The end of Socrates,
And the whole lot.
The end of Faustus and Tamburlaine,
Dido and the Duchess of Malfi,
And those who sought
Beyond their lot.
How Beckett and Galileo died
And St. Joan was burnt alive
For their message of light.
All my own
And look forward to its end
In the same vein! [I remember, museindia.com, 2009]
Subtle humour renders his poems eminently enjoyable.
With all totally changed,
Have-nots and have-notes,
Haves and have-mores,
Have-lots and have-rots
In the circus and jugglery
Of know-not, know-more
And know-lot;. [Twists of Time, museindia.com,2009]
Kalpana Rajput has written an excellent review of the first volume of R.K.Bhushan Sentinels of the Soul. She opines:
According to the poet, R.K.Bhushan, the mind which seeks sensation through experience becomes insensitive, incapable of swift movement and therefore it is never free. But in understanding its own self-centered activities, the mind comes upon this state of awareness which is choiceless, and such a mind is then capable of complete silence, stillness. [Kalpana Rajput, museindia.com,2008]
R.K. Bhushan succeeds in handling diverse themes deftly and delightfully. The poem ‘Designs of the Dark’ deals with terrorist attacks and perpetuators of naked violence. The poet declares:
Terror tactics terrify not
The zest for life
And the Conscience of mankind!
His flair for alliteration is a distinguishing feature of his craft. It may not be deliberate to impress the reader; but as the poetic ideas unfurl the peacock feathers, joie de vivre of flurry of ideas echo in rhythmic bonding of words. For example:
History is a museum
Of the dead,
Of the sagacious and saintly,
The virtuous and vicious [‘Spinning of Destiny’]
Like Walt Whitman, here too, the poet uses the metaphor of spinning though he does not use the symbol of Spider. Instead he addresses Destiny. For him Spinning never stops. The on- going drama has to be continued.
He retained healthy thoughts, healthy outlook and healthy laugh that sustain him and his creativity. His robust optimism exudes supreme self-confidence and an innate infinite fecundity to face any kind of situation in life. His abiding love for life is reflected when he says:
But life is reflected
Who dare and live. [Poems Purely Personal - 2]

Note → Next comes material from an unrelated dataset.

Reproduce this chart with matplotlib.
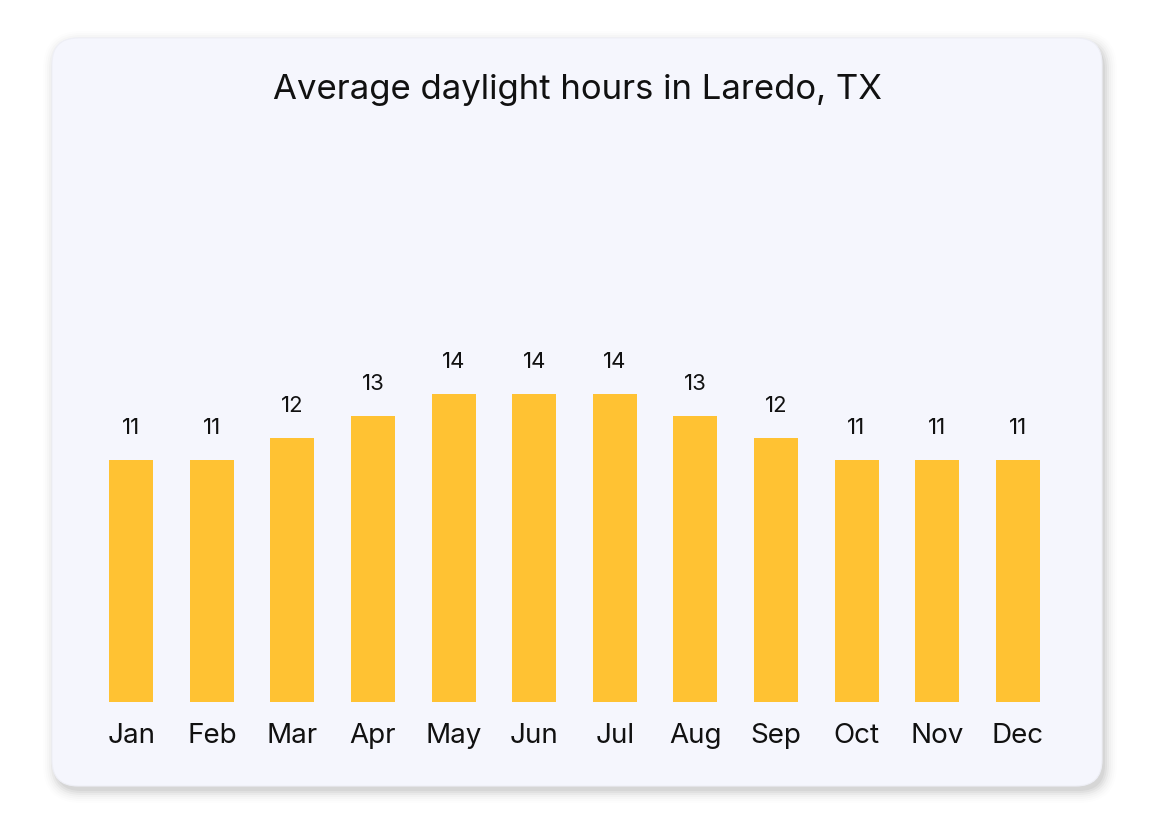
import matplotlib
matplotlib.use("Agg")
import matplotlib.pyplot as plt
from matplotlib.patches import FancyBboxPatch

months = ["Jan", "Feb", "Mar", "Apr", "May", "Jun", "Jul", "Aug", "Sep", "Oct", "Nov", "Dec"]
hours = [11, 11, 12, 13, 14, 14, 14, 13, 12, 11, 11, 11]
title = "Average daylight hours in Laredo, TX"

FONT = "Inter"
W, H = 1155, 825
fig = plt.figure(figsize=(W / 100, H / 100), dpi=100)
fig.patch.set_facecolor("white")

# background / card axes in pixel coordinates
bg = fig.add_axes([0, 0, 1, 1])
bg.set_xlim(0, W)
bg.set_ylim(H, 0)
bg.axis("off")

cx0, cy0, cx1, cy1 = 52, 38, 1102, 786
# shadow
for i, a in enumerate([0.04, 0.035, 0.03, 0.02, 0.015, 0.01, 0.008]):
    g = i * 2.0
    bg.add_patch(FancyBboxPatch((cx0 + 3 - g, cy0 + 5 - g), (cx1 - cx0) + 2 * g, (cy1 - cy0) + 2 * g,
                                boxstyle="round,pad=0,rounding_size=%f" % (26 + g),
                                facecolor="black", edgecolor="none", alpha=a, zorder=1))
bg.add_patch(FancyBboxPatch((cx0, cy0), cx1 - cx0, cy1 - cy0,
                            boxstyle="round,pad=0,rounding_size=26",
                            facecolor="#F5F6FD", edgecolor="#EEEFF6", linewidth=0.8, zorder=2))
bg.text(577, 90, title, ha="center", va="center", fontsize=25, family=FONT, color="#111111", zorder=3)

# chart axes
left_px, right_px = 91, 1058
bottom_px, top_px = 702, 152
ax = fig.add_axes([left_px / W, (H - bottom_px) / H, (right_px - left_px) / W, (bottom_px - top_px) / H])
ax.patch.set_alpha(0)
ax.set_xlim(-0.5, len(months) - 0.5)
ax.set_ylim(0, 25)
x = range(len(months))
ax.bar(x, hours, width=0.546, color="#FFC233", zorder=3)
for xi, v in zip(x, hours):
    ax.annotate(str(v), (xi, v), xytext=(0, 22), textcoords="offset pixels",
                ha="center", va="bottom", fontsize=16, family=FONT, color="#111111")
ax.set_xticks(list(x))
ax.set_xticklabels(months, fontsize=20, family=FONT, color="#111111")
ax.tick_params(axis="x", length=0, pad=15)
ax.set_yticks([])
for s in ax.spines.values():
    s.set_visible(False)

fig.savefig("out.png", dpi=100, facecolor="white")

For the poet, life is not a lullaby, nor a hymn:
but a war song
To be heard and sung
With martial tunes…. [Song of Life]
Poems like ‘Lost Dawns’, ‘email@example.com’ reveal one’s utter helplessness in the face of cruel games played by unscrupulous elements. Quite a good number of poems dealing with ‘Death’ and personal loss look highly subjective. ‘I saw the City Flourish’ is about the city of Konark, where the marvelous temple of Sun God is overshadowed by frozen frames of copulating couples in sculpture inviting popping eyed votaries of carnal desires. This poem has, in fact, evoked empathy and high praise from Jayanta Mahapatra who complimented the poet and his craftsmanship.
An ardent Sai devotee R.K.Bhushan expresses his unflinching faith in the ways of his Master and declares:
Flowers and blossoms
With a lilting dance
Amidst breezes, winds and storms… [‘Ecstasy of His Will’]
He advises the anguished and the agonized:
Why blame any one,
Least of all, Sai,
For the mess in life
And around? [‘In All Fairness’]
The poet who trusts Time continuum and infinite life wonders:
How can this all end
In a handful of dust ? [‘A Journey to Infinity –Unawares’]
Trust in the mysterious ways in which Saimai manifests Himself and His inexplicable and highly experiential manner, infusing His Infinite energy, and blessings, enables one to steer clear in the ocean of life with eddies and surf, to sail safely amidst unfriendly current to reach safer destinations. In essence, R.K. Bhushan the poet inspires the crestfallen, hapless lone rangers to carry on their crusade with unswerving faith in ‘self’ and the ‘supreme self’ in order to redefine ‘love’ and ‘life’ in this world.